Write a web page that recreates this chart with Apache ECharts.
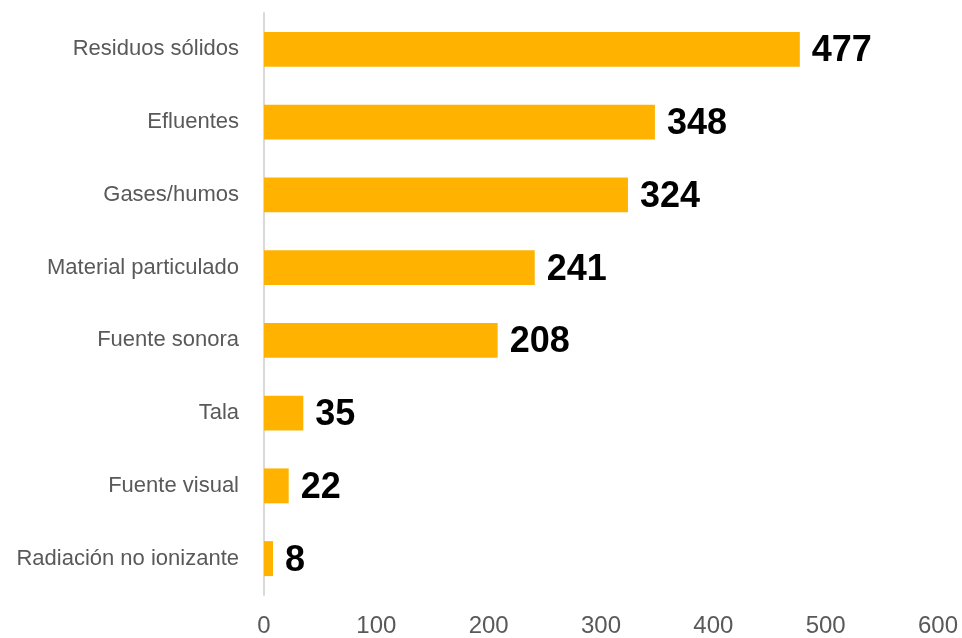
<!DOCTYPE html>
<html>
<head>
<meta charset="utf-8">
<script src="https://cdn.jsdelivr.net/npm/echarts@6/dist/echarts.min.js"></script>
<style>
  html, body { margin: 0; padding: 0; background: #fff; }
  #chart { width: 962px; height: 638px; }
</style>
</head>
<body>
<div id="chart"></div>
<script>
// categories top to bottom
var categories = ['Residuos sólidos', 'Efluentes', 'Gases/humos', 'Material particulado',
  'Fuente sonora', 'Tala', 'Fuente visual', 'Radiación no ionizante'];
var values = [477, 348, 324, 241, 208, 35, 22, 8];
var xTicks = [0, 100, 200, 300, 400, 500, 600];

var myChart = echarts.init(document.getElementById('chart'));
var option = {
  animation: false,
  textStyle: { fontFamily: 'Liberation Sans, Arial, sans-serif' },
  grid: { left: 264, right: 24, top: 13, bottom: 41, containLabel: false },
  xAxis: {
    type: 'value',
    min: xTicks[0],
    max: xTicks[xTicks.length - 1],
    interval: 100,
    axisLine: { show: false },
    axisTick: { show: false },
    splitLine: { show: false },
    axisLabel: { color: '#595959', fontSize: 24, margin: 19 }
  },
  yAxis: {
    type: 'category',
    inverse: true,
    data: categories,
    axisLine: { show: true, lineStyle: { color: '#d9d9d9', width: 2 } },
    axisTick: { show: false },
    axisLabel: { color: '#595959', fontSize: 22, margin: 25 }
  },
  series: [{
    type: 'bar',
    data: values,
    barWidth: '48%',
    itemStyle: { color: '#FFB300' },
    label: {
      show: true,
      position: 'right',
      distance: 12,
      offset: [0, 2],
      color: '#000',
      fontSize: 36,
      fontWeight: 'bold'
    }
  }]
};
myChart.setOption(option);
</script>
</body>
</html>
★ ★ ★
■ **What needs to be done**
Send back the data above word for word, with the pictures left out.

■ **Answer to the task**
Write a web page that recreates this chart with Apache ECharts.
<!DOCTYPE html>
<html>
<head>
<meta charset="utf-8">
<script src="https://cdn.jsdelivr.net/npm/echarts@6/dist/echarts.min.js"></script>
<style>
  html, body { margin: 0; padding: 0; background: #fff; }
  #chart { width: 962px; height: 638px; }
</style>
</head>
<body>
<div id="chart"></div>
<script>
// categories top to bottom
var categories = ['Residuos sólidos', 'Efluentes', 'Gases/humos', 'Material particulado',
  'Fuente sonora', 'Tala', 'Fuente visual', 'Radiación no ionizante'];
var values = [477, 348, 324, 241, 208, 35, 22, 8];
var xTicks = [0, 100, 200, 300, 400, 500, 600];

var myChart = echarts.init(document.getElementById('chart'));
var option = {
  animation: false,
  textStyle: { fontFamily: 'Liberation Sans, Arial, sans-serif' },
  grid: { left: 264, right: 24, top: 13, bottom: 41, containLabel: false },
  xAxis: {
    type: 'value',
    min: xTicks[0],
    max: xTicks[xTicks.length - 1],
    interval: 100,
    axisLine: { show: false },
    axisTick: { show: false },
    splitLine: { show: false },
    axisLabel: { color: '#595959', fontSize: 24, margin: 19 }
  },
  yAxis: {
    type: 'category',
    inverse: true,
    data: categories,
    axisLine: { show: true, lineStyle: { color: '#d9d9d9', width: 2 } },
    axisTick: { show: false },
    axisLabel: { color: '#595959', fontSize: 22, margin: 25 }
  },
  series: [{
    type: 'bar',
    data: values,
    barWidth: '48%',
    itemStyle: { color: '#FFB300' },
    label: {
      show: true,
      position: 'right',
      distance: 12,
      offset: [0, 2],
      color: '#000',
      fontSize: 36,
      fontWeight: 'bold'
    }
  }]
};
myChart.setOption(option);
</script>
</body>
</html>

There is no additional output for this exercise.